┌────────
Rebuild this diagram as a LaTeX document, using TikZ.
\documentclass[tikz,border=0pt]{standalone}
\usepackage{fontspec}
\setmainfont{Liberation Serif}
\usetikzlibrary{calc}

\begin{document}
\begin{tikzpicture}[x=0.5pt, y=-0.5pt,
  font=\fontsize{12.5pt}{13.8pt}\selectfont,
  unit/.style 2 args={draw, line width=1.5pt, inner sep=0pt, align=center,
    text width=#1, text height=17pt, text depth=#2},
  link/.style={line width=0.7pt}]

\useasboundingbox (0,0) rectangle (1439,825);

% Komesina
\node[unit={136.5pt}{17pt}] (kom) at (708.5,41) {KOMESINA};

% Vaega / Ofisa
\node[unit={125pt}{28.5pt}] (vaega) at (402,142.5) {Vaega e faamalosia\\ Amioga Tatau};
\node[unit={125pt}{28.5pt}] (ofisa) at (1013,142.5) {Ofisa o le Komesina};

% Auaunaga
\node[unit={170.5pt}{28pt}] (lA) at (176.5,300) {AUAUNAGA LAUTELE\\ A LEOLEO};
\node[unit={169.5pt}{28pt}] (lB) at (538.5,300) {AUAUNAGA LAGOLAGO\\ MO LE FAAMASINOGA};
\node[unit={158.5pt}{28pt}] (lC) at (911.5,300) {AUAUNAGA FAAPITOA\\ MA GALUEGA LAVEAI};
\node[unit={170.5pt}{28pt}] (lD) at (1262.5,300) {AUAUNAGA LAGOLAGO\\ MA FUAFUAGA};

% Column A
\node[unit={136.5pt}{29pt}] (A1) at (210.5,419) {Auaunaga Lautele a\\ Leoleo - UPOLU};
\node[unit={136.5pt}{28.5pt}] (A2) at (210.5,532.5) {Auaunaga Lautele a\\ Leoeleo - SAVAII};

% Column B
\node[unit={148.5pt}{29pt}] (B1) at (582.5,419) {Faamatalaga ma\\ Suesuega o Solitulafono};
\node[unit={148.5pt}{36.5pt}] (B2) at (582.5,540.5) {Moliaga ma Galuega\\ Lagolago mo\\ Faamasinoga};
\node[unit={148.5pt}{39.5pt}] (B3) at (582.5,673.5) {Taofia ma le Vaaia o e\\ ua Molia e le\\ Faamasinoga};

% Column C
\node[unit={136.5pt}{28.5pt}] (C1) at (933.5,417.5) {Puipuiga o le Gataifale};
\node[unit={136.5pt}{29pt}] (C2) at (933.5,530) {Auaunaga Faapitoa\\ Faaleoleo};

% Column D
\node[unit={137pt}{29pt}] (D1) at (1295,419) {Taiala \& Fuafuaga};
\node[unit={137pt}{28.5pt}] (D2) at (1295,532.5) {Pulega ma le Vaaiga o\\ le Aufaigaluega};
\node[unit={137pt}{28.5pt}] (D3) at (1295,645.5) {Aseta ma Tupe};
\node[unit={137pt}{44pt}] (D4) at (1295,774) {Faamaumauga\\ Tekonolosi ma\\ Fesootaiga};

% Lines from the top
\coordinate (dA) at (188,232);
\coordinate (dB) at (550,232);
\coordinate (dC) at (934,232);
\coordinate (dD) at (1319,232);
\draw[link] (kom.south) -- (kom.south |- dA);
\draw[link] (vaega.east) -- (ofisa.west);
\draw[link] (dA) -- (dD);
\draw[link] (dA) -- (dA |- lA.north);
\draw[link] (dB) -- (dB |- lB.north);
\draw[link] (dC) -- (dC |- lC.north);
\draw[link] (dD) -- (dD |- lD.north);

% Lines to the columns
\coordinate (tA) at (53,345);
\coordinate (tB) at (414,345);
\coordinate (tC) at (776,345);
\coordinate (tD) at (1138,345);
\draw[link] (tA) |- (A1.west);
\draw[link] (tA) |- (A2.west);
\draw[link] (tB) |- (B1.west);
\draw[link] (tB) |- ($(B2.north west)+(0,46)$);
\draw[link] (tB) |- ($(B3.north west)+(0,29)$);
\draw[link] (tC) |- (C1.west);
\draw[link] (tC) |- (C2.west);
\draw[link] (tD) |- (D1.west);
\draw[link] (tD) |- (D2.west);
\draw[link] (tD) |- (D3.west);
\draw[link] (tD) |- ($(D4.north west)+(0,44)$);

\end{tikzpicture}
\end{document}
└────────
┌────────
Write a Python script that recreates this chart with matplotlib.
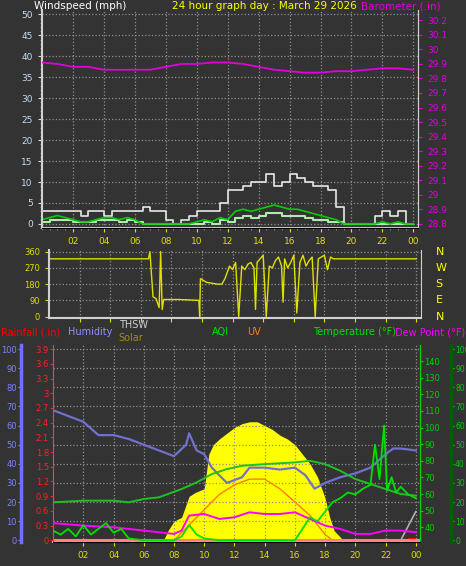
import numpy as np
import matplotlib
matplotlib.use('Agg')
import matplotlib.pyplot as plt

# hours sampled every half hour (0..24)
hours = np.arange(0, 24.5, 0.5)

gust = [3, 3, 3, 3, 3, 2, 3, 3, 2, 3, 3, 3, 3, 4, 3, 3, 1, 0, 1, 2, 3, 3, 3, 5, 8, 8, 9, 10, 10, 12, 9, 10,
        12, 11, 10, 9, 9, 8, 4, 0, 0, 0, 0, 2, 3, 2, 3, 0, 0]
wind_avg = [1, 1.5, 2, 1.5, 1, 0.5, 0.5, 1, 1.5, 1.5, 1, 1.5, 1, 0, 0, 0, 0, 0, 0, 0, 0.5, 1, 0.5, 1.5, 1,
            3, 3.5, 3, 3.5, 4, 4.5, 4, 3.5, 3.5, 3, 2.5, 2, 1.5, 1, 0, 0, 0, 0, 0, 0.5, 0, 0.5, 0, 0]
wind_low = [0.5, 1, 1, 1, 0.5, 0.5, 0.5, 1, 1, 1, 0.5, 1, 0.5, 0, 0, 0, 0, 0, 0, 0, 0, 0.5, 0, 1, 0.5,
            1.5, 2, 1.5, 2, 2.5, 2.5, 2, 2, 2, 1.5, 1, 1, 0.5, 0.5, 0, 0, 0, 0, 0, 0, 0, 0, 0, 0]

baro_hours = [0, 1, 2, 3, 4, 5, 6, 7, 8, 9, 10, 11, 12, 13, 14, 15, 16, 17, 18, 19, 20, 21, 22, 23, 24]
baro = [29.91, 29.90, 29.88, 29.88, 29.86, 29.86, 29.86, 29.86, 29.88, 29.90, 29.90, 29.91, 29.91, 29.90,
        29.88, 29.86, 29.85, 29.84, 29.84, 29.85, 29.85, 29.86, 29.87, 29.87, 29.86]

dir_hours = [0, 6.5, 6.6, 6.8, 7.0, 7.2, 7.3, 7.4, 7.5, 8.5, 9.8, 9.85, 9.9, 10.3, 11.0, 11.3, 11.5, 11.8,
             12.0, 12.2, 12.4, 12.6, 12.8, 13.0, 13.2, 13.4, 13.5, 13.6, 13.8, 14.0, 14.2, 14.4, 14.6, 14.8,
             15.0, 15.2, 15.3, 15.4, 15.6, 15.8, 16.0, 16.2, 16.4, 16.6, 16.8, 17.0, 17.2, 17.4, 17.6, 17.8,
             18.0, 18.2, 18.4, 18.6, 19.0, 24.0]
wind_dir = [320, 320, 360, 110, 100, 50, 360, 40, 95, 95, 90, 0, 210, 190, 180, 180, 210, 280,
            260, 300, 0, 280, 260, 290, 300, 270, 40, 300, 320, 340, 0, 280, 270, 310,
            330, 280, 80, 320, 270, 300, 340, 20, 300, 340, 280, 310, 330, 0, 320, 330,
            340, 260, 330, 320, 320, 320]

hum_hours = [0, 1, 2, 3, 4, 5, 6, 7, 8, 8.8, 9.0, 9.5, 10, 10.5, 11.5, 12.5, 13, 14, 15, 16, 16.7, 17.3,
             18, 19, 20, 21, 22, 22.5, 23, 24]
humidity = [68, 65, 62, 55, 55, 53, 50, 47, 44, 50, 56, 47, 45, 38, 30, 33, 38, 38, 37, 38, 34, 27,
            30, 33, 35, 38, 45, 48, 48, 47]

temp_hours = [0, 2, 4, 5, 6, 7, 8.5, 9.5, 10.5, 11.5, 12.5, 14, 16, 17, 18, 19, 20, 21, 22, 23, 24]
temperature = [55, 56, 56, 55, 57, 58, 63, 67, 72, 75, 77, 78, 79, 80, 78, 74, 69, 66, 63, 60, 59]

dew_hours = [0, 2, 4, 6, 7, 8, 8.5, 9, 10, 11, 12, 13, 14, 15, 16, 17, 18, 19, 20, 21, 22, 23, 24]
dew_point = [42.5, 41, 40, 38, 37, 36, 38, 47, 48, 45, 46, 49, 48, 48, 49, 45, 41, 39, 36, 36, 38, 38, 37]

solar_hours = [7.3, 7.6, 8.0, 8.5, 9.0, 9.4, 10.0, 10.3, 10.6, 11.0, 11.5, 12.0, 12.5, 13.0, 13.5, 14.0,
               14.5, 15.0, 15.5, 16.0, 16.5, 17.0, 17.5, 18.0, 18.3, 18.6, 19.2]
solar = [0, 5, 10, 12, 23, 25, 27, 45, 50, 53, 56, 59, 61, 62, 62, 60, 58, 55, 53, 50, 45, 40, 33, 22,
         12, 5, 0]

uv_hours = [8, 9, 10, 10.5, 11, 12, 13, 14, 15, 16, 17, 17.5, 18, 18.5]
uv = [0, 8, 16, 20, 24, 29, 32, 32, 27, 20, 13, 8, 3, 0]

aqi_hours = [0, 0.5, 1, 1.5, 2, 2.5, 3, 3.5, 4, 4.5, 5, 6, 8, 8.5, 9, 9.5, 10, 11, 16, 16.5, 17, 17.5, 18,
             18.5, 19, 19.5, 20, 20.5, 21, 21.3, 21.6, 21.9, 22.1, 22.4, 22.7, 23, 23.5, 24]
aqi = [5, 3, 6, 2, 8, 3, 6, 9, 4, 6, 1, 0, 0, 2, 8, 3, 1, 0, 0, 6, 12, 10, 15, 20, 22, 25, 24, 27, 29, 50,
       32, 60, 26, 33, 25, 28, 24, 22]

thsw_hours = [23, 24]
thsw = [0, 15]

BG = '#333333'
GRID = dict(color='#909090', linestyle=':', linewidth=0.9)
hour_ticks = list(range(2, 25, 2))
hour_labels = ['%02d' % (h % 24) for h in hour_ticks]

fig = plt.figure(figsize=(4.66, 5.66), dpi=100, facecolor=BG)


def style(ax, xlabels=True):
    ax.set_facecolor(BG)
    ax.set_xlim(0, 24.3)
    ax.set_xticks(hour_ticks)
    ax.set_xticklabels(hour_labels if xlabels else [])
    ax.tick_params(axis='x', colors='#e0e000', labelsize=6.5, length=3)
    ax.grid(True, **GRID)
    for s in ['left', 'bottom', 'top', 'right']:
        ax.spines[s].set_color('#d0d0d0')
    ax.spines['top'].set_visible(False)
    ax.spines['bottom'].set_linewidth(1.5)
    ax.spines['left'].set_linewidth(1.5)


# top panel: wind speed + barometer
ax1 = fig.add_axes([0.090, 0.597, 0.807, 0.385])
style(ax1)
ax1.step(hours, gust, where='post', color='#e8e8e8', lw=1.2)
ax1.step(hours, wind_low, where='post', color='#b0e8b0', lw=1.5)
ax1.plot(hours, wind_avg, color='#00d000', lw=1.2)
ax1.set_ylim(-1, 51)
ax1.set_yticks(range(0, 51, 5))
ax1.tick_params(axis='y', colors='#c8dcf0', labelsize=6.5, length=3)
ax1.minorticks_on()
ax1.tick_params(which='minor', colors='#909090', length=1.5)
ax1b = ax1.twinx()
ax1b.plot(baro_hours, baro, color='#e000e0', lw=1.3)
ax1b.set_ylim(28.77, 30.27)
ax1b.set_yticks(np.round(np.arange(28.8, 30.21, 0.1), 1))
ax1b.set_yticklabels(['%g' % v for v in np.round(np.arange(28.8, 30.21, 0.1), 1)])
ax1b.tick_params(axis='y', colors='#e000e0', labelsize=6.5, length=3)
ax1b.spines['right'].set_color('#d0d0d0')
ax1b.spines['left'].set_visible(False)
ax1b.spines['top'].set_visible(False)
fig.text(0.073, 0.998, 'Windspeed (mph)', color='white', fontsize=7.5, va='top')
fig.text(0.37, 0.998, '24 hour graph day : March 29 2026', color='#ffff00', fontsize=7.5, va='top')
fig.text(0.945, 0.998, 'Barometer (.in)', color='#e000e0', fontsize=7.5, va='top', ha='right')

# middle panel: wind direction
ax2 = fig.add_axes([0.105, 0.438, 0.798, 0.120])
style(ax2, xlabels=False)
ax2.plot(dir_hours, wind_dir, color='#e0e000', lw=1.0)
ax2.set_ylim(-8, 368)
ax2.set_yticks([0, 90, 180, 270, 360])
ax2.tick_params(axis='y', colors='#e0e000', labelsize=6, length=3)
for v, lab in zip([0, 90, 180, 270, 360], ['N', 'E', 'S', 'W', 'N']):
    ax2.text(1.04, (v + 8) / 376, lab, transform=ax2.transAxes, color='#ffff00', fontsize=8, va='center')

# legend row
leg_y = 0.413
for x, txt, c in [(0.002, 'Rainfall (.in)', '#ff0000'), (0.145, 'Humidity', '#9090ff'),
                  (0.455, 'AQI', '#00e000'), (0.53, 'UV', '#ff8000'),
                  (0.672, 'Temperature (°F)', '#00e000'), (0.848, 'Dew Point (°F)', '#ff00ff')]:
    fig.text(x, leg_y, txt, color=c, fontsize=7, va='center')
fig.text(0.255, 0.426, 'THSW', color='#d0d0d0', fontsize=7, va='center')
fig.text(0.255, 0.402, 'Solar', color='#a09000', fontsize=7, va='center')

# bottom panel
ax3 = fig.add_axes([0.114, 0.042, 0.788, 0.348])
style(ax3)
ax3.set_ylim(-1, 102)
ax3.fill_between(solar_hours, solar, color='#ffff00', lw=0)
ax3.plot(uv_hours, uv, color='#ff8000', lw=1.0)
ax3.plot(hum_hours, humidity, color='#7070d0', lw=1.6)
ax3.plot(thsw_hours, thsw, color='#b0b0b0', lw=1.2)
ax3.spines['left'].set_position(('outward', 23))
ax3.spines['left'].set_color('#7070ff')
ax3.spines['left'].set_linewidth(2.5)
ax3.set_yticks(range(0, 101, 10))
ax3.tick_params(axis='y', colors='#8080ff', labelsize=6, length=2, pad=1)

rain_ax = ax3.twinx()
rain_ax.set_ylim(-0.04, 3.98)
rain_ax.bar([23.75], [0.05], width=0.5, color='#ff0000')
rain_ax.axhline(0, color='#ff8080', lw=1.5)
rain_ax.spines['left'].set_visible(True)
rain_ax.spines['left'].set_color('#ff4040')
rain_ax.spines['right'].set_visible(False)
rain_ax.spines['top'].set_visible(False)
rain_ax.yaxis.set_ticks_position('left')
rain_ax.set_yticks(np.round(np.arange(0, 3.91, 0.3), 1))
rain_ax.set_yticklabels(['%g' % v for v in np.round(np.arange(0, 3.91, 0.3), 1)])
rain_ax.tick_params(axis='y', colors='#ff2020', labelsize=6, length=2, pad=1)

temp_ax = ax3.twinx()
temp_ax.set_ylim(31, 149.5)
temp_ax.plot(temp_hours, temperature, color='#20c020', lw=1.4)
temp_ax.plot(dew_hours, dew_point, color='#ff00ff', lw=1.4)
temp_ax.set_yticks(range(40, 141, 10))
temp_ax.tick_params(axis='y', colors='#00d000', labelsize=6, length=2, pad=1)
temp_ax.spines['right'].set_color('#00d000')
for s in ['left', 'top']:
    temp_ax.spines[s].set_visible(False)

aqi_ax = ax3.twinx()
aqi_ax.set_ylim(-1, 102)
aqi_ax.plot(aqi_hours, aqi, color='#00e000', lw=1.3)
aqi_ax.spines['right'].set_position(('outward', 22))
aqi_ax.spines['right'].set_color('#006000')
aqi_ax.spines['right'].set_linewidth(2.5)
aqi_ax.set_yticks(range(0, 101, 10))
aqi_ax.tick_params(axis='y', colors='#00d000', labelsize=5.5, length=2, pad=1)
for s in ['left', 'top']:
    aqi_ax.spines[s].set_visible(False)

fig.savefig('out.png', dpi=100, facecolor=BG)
└────────
• TASK TO CARRY OUT:
Copy the lines from the entries above in which the word "matplotlib" appears.

• REPLY:
Write a Python script that recreates this chart with matplotlib.
import matplotlib
matplotlib.use('Agg')
import matplotlib.pyplot as plt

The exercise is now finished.